May Reading List
I just finished Graham Greene's The Power and the Glory, which is a novel about a fugitive Roman Catholic priest in Mexico during its fascist period. Called only the "Whiskey Priest," the main character spends most of his time coping with his own moral failures as he brings the sacraments to the citizens of the Mexican state of Tabasco, and evades the state's attempts to eradicate the Christian Faith. Greene examines what it really means to be a saint, behind pious but ultimately empty hagiographies.
The background of the book is the era in Mexican history called the Maximato. I'll go ahead and call this period "little known" in the United States, seeing as I've never heard of it, and I'm hardly a slouch when it comes to history. According to Wikipedia, the very reliable source of all completely factual information, from 1928-1935 Mexico was controlled by Plutarco Elias Calles. He was vigorously anti-Catholic and especially anti-clerical. Under the pretense of extending the separation of Church and state, Calles enacted extremely oppressive laws against the clergy, seized Church lands, banned religious orders, and expelled foreign priests. Many states went even further, and by 1934 there were only about 330 priests to serve a population of more than 15 million. These policies resulted in the Cristero War, a Roman Catholic uprising in which 90,000 people died.

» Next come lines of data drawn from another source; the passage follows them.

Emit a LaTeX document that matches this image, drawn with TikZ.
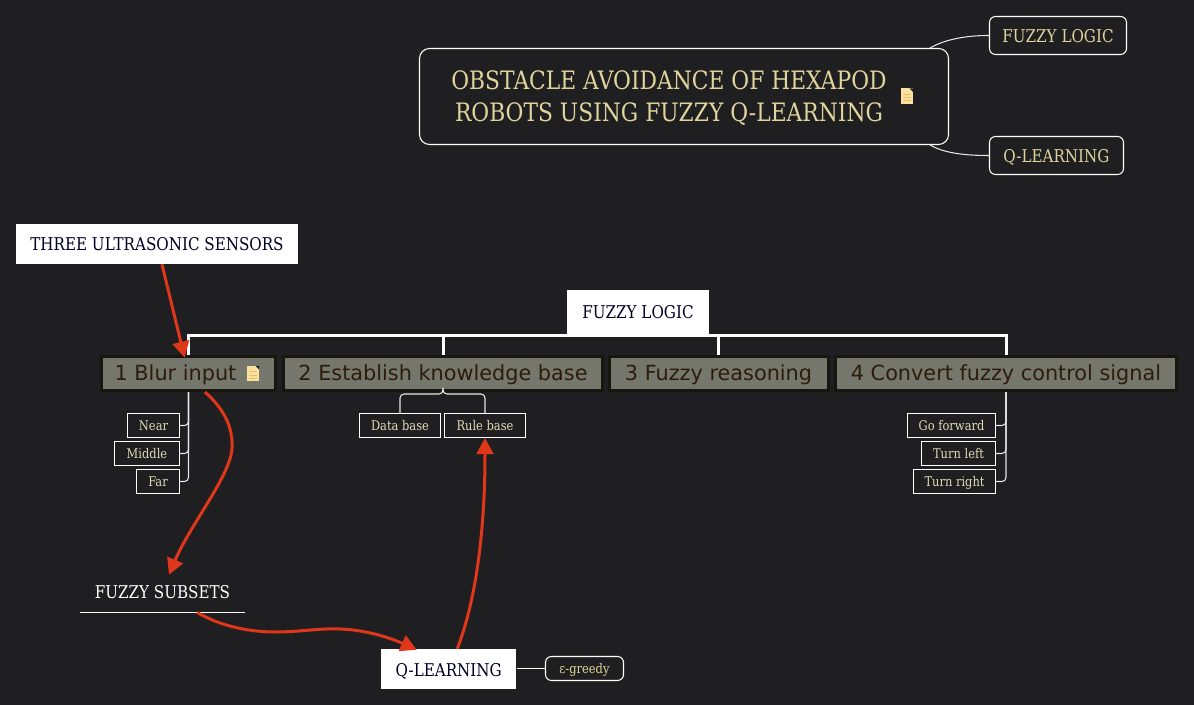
\documentclass[tikz,border=0pt]{standalone}
\usepackage{fontspec}
\setmainfont[FakeStretch=0.86]{DejaVu Serif}
\newfontfamily\topicfont{DejaVu Sans}
\usetikzlibrary{calc}
\usetikzlibrary{arrows.meta}
\definecolor{canvas}{HTML}{1F1F21}
\definecolor{tantext}{HTML}{DFD49C}
\definecolor{subtext}{HTML}{DEDAB6}
\definecolor{topicfill}{HTML}{75766C}
\definecolor{topicedge}{HTML}{17170F}
\definecolor{topictext}{HTML}{2B1C0C}
\definecolor{linkred}{HTML}{E0361A}
\definecolor{notefill}{HTML}{FBE2A0}
\definecolor{noteline}{HTML}{E6BE62}
\tikzset{
  tagbox/.style={draw=white, line width=0.8pt, rounded corners=4.5pt, fill=canvas, text=tantext, inner sep=0pt, text height=12.5pt, text depth=2pt, font=\fontsize{13.2pt}{15pt}\selectfont},
  rootbox/.style={tagbox, rounded corners=7.5pt},
  roottext/.style={text=tantext, align=center, inner sep=0pt, font=\fontsize{19pt}{24pt}\selectfont},
  whitebox/.style={fill=white, text=black!85!blue, inner sep=0pt, text height=12.5pt, text depth=2pt, font=\fontsize{13.2pt}{15pt}\selectfont},
  topic/.style={draw=topicedge, line width=2.25pt, fill=topicfill, text=topictext, inner sep=0pt, minimum height=25.5pt, text height=12.8pt, text depth=2pt, font=\topicfont\fontsize{15.6pt}{20pt}\selectfont},
  leaf/.style={draw=white, line width=0.8pt, fill=canvas, text=subtext, inner sep=0pt, minimum height=18pt, text height=8.8pt, text depth=2pt, font=\fontsize{10pt}{12pt}\selectfont},
  noteicon/.style={fill=notefill, inner sep=0pt, minimum width=9pt, minimum height=11.5pt, path picture={
    \foreach \f in {0.4,0.6,0.8}
      \draw[noteline, line width=0.7pt] ($(path picture bounding box.north west)!\f!(path picture bounding box.south west)+(1.5pt,0)$) -- ++(6pt,0);
    \fill[canvas] (path picture bounding box.north east) -- ++(-2.6pt,0) -- ++(2.6pt,-2.6pt) -- cycle;}},
  busline/.style={draw=white, line width=2.25pt},
  subline/.style={draw=white!90!black, line width=0.8pt, rounded corners=3pt},
  redlink/.style={draw=linkred, line width=2.25pt, -{Triangle[length=12pt, width=12.5pt]}},
}
\begin{document}
\begin{tikzpicture}[x=0.75pt, y=-0.75pt]
  \fill[canvas] (0,0) rectangle (1194,705);
  \useasboundingbox (0,0) rectangle (1194,705);

  % title and its two tags
  \node[rootbox, minimum width=396.75pt, minimum height=72pt] (root) at (684,96.5) {};
  \node[roottext] (roottitle) at (669,98) {OBSTACLE AVOIDANCE OF HEXAPOD\\ROBOTS USING FUZZY Q-LEARNING};
  \node[noteicon] (rootnote) at (907,96) {};
  \node[tagbox, minimum width=102.75pt, minimum height=28.5pt] (tagfuzzy) at (1058,35.5) {FUZZY LOGIC};
  \node[tagbox, minimum width=100.5pt, minimum height=28.5pt] (tagq) at (1056.5,155.5) {Q-LEARNING};

  % boxes
  \node[whitebox, minimum width=211.5pt, minimum height=30pt] (sensors) at (157,244) {THREE ULTRASONIC SENSORS};
  \node[whitebox, minimum width=106.5pt, minimum height=33pt] (central) at (638,312) {FUZZY LOGIC};
  \coordinate (bus) at (638,336);

  % the four steps
  \node[topic, minimum width=130.5pt] (blur) at (188.5,373.5) {1 Blur input\hspace*{19.5pt}};
  \node[noteicon] (blurnote) at (253,373.5) {};
  \node[topic, minimum width=239.25pt] (knowledge) at (443,373.5) {2 Establish knowledge base};
  \node[topic, minimum width=164.25pt] (reasoning) at (718.5,373.5) {3 Fuzzy reasoning};
  \node[topic, minimum width=255.75pt] (convert) at (1006,373.5) {4 Convert fuzzy control signal};

  % leaves
  \node[leaf, minimum width=39pt] (near) at (153.5,425.5) {Near};
  \node[leaf, minimum width=48.75pt] (middle) at (147,453.5) {Middle};
  \node[leaf, minimum width=32.25pt] (far) at (158,481.5) {Far};
  \node[leaf, minimum width=60.75pt] (database) at (400,425.5) {Data base};
  \node[leaf, minimum width=60.75pt] (rulebase) at (485,425.5) {Rule base};
  \node[leaf, minimum width=66pt] (goforward) at (951.5,425.5) {Go forward};
  \node[leaf, minimum width=55.5pt] (turnleft) at (958.5,453.5) {Turn left};
  \node[leaf, minimum width=61.5pt] (turnright) at (954.5,481.5) {Turn right};

  % lower part
  \node[inner sep=0pt, text=white, minimum width=123.75pt, minimum height=30pt, text height=11pt, text depth=2pt, font=\fontsize{13.2pt}{15pt}\selectfont] (subsets) at (162.5,592) {FUZZY SUBSETS};
  \node[whitebox, minimum width=101.25pt, minimum height=30pt] (qlearn) at (448.75,669) {Q-LEARNING};
  \node[tagbox, minimum width=58.5pt, minimum height=18pt, text height=8.8pt, font=\fontsize{10pt}{12pt}\selectfont] (greedy) at (584.5,668.5) {ε-greedy};

  % plain connectors
  \draw[subline] ($(root.north east)+(-19,0)$) .. controls +(14,-8) and +(-25,0) .. (tagfuzzy.west);
  \draw[subline] ($(root.south east)+(-19,0)$) .. controls +(14,8) and +(-25,0) .. (tagq.west);
  \foreach \n in {blur,knowledge,reasoning,convert}
    \draw[busline] (central.south) -- (bus) -| (\n.north);
  \foreach \n in {near,middle,far}
    \draw[subline] (blur.south) |- (\n.east);
  \foreach \n in {database,rulebase}
    \draw[subline] (knowledge.south) -- ++(0,2) -| (\n.north);
  \foreach \n in {goforward,turnleft,turnright}
    \draw[subline] (convert.south) |- (\n.east);
  \draw[draw=white, line width=0.8pt] (subsets.south west) -- (subsets.south east);
  \draw[draw=white, line width=0.8pt] (qlearn.east |- greedy.west) -- (greedy.west);

  % red links
  \draw[redlink, shorten >=-2pt] (sensors) -- (blur);
  \draw[redlink] ($(blur.south)+(16.5,0)$) .. controls +(20,18) and (233,428) .. (232,448)
        .. controls (231,475) and (190,525) .. ($(subsets.north)+(6.5,3)$);
  \draw[redlink] ($(subsets.south)+(34.5,0)$) .. controls +(23,14) and (250,632) .. (275,632)
        .. controls (300,632) and (320,628) .. (340,629)
        .. controls (370,630) and (395,640) .. ($(qlearn.north)+(-32,1)$);
  \draw[redlink] ($(qlearn.north)+(8.5,0)$) .. controls (480,590) and (485,510) .. (rulebase.south);
\end{tikzpicture}
\end{document}
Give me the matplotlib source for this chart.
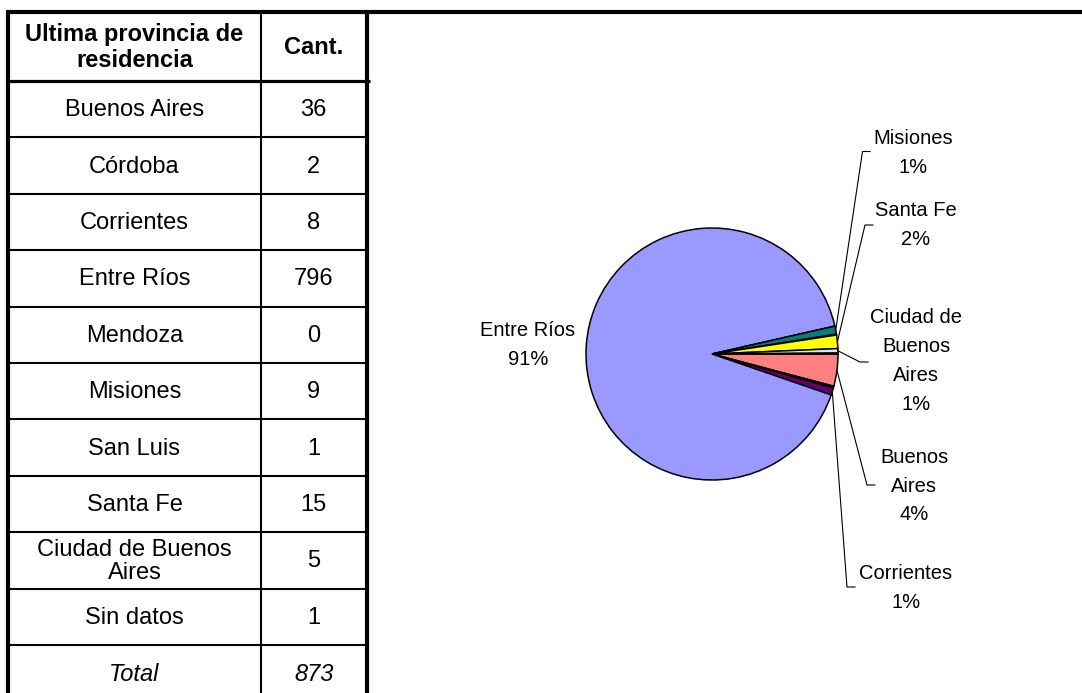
import numpy as np
import matplotlib
matplotlib.use("Agg")
import matplotlib.pyplot as plt

plt.rcParams['font.family'] = ['Liberation Sans', 'DejaVu Sans']

provincias = ["Buenos Aires", "Córdoba", "Corrientes", "Entre Ríos", "Mendoza",
              "Misiones", "San Luis", "Santa Fe", "Ciudad de Buenos\nAires", "Sin datos"]
cantidades = [36, 2, 8, 796, 0, 9, 1, 15, 5, 1]
total = sum(cantidades)

colores = ["#FF8080", "#000080", "#660066", "#9999FF", "#FFFFCC",
           "#008080", "#000000", "#FFFF00", "#E6E6E6", "#222222"]

# etiquetas del grafico: indice -> (texto, pos texto, codo del conector, fin del conector)
etiquetas = {
    3: ("Entre Ríos", (528, 345), None, None),
    5: ("Misiones", (913, 153), (862.5, 151.5), 870),
    7: ("Santa Fe", (916, 225), (865, 225), 873),
    8: ("Ciudad de\nBuenos\nAires", (916, 361), (860, 362), 868),
    0: ("Buenos\nAires", (914, 486), (867, 485), 875),
    2: ("Corrientes", (906, 588), (847, 587), 855),
}

fig = plt.figure(figsize=(10.82, 6.93), dpi=100)
ax = fig.add_axes([0, 0, 1, 1])

# ---- tabla ----
x_izq, x_div, x_der = 8, 261, 366.5
y_top, y_head = 12, 81
alto_fila = 56.4
filas = len(provincias) + 1

ax.plot([x_izq - 2, 1082], [y_top, y_top], color="black", lw=3, solid_capstyle="butt")
ax.plot([x_izq, x_izq], [y_top, 693], color="black", lw=3, solid_capstyle="butt")
ax.plot([x_der, x_der], [y_top, 693], color="black", lw=3, solid_capstyle="butt")
ax.plot([x_div, x_div], [y_top, 693], color="black", lw=1.5, solid_capstyle="butt")
ax.plot([x_izq, x_der + 3], [y_head, y_head], color="black", lw=2.3, solid_capstyle="butt")

ax.text((x_izq + x_div) / 2, (y_top + y_head) / 2 + 1, "Ultima provincia de\nresidencia",
        ha="center", va="center", fontsize=17, fontweight="bold", linespacing=1.2)
ax.text((x_div + x_der) / 2, (y_top + y_head) / 2 + 1, "Cant.",
        ha="center", va="center", fontsize=17, fontweight="bold")

for i in range(filas):
    y0 = y_head + i * alto_fila
    yc = y0 + alto_fila / 2
    if i > 0:
        ax.plot([x_izq, x_der], [y0, y0], color="black", lw=1.5, solid_capstyle="butt")
    if i < len(provincias):
        nombre, valor, estilo = provincias[i], str(cantidades[i]), "normal"
    else:
        nombre, valor, estilo = "Total", str(total), "italic"
    ax.text((x_izq + x_div) / 2, yc + 1, nombre, ha="center", va="center",
            fontsize=17, style=estilo, linespacing=1.05)
    ax.text((x_div + x_der) / 2, yc + 1, valor, ha="center", va="center",
            fontsize=17, style=estilo)

# ---- grafico de torta ----
centro = (712, 354)
radio = 126
wedges, _ = ax.pie(cantidades, colors=colores, startangle=0, counterclock=True,
                   center=centro, radius=radio,
                   wedgeprops=dict(edgecolor="black", linewidth=1.1))

for idx, (texto, pos, codo, fin) in etiquetas.items():
    pct = 100 * cantidades[idx] / total
    ax.text(pos[0], pos[1], f"{texto}\n{pct:.0f}%", ha="center", va="center",
            fontsize=14.5, linespacing=1.65)
    if codo is not None:
        w = wedges[idx]
        ang = np.deg2rad((w.theta1 + w.theta2) / 2)
        x0 = centro[0] + radio * np.cos(ang)
        y0 = centro[1] + radio * np.sin(ang)
        ax.plot([x0, codo[0], fin], [y0, codo[1], codo[1]], color="black", lw=0.8)

ax.set_xlim(0, 1082)
ax.set_ylim(693, 0)
ax.set_aspect("auto")
ax.axis("off")

fig.savefig("out.png", dpi=100, facecolor="white")
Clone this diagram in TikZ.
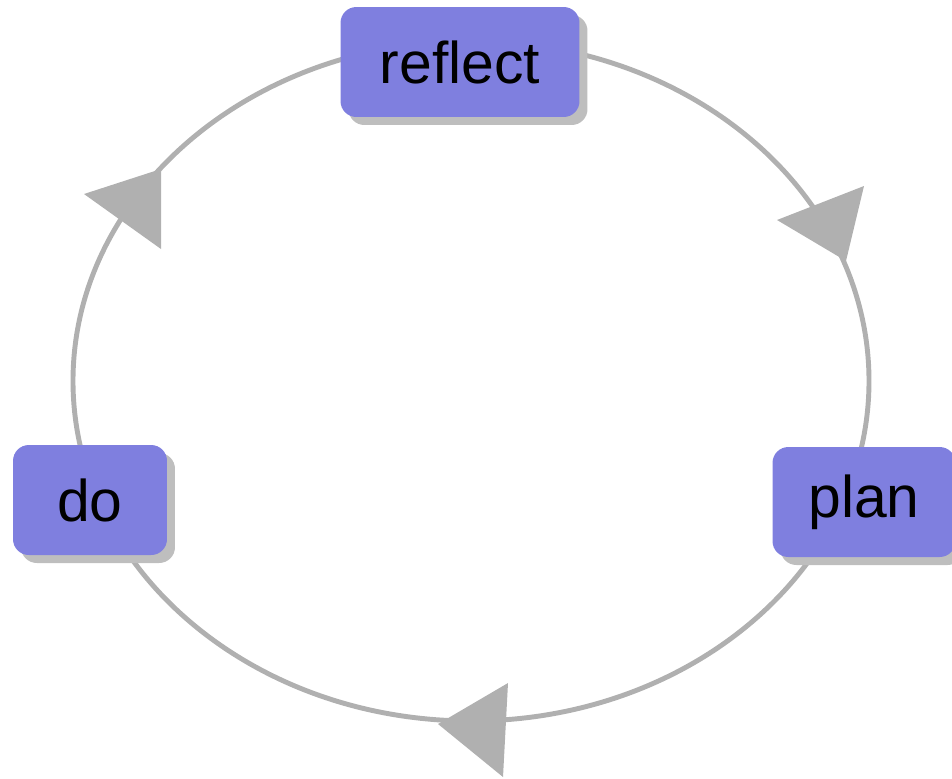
\documentclass[tikz,border=0pt]{standalone}
\usepackage{fontspec}
\setmainfont{Liberation Sans}
\usetikzlibrary{positioning,shadows}
\definecolor{stageC}{RGB}{127,127,223}
\definecolor{shadeC}{RGB}{190,190,190}
\definecolor{loopC}{RGB}{176,176,176}
\tikzset{
	stage/.style={rounded corners=9pt, fill=stageC, minimum height=2.2cm,
		inner sep=0pt, font=\fontsize{33.5}{40}\selectfont,
		drop shadow={shadow xshift=0.16cm, shadow yshift=-0.16cm,
			fill=shadeC, opacity=1}},
	cycleline/.style={draw=loopC, line width=2.8pt},
	tiphead/.style={fill=loopC},
}

\begin{document}
\begin{tikzpicture}[x=0.02cm, y=-0.02cm]
		\useasboundingbox (0,0) rectangle (952,778);
		
		% ================= Cycle =================
		\coordinate (hub) at (471,381);
		\draw[cycleline] (hub) ellipse[x radius=398, y radius=340];
		
		% arrow heads along the cycle
		\fill[tiphead] (777,220) -- (864,186) -- (846,261) -- cycle;
		\fill[tiphead] (508,683) -- (503,777) -- (438,724) -- cycle;
		\fill[tiphead] (84,194) -- (161,169) -- (161,249) -- cycle;
		
		% ================= Stages =================
		\node[stage, minimum width=4.78cm] (reflect) at (460,62) {reflect};
		\node[stage, minimum width=3.66cm] (plan) at (864,502) {plan};
		\node[stage, minimum width=3.08cm] (do) at (90,500) {do};
		
	\end{tikzpicture}
\end{document}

The background of the story is important, because Greene paints the Christian life as one that takes place in crisis. The whiskey priest could escape the desperation of his existence by merely ceasing to be a priest or by fleeing Tabasco to a less oppressive state. Yet again and again he finds himself as the mercy of his circumstances, and he is given the choice to let suffering crush him or let it redeem him.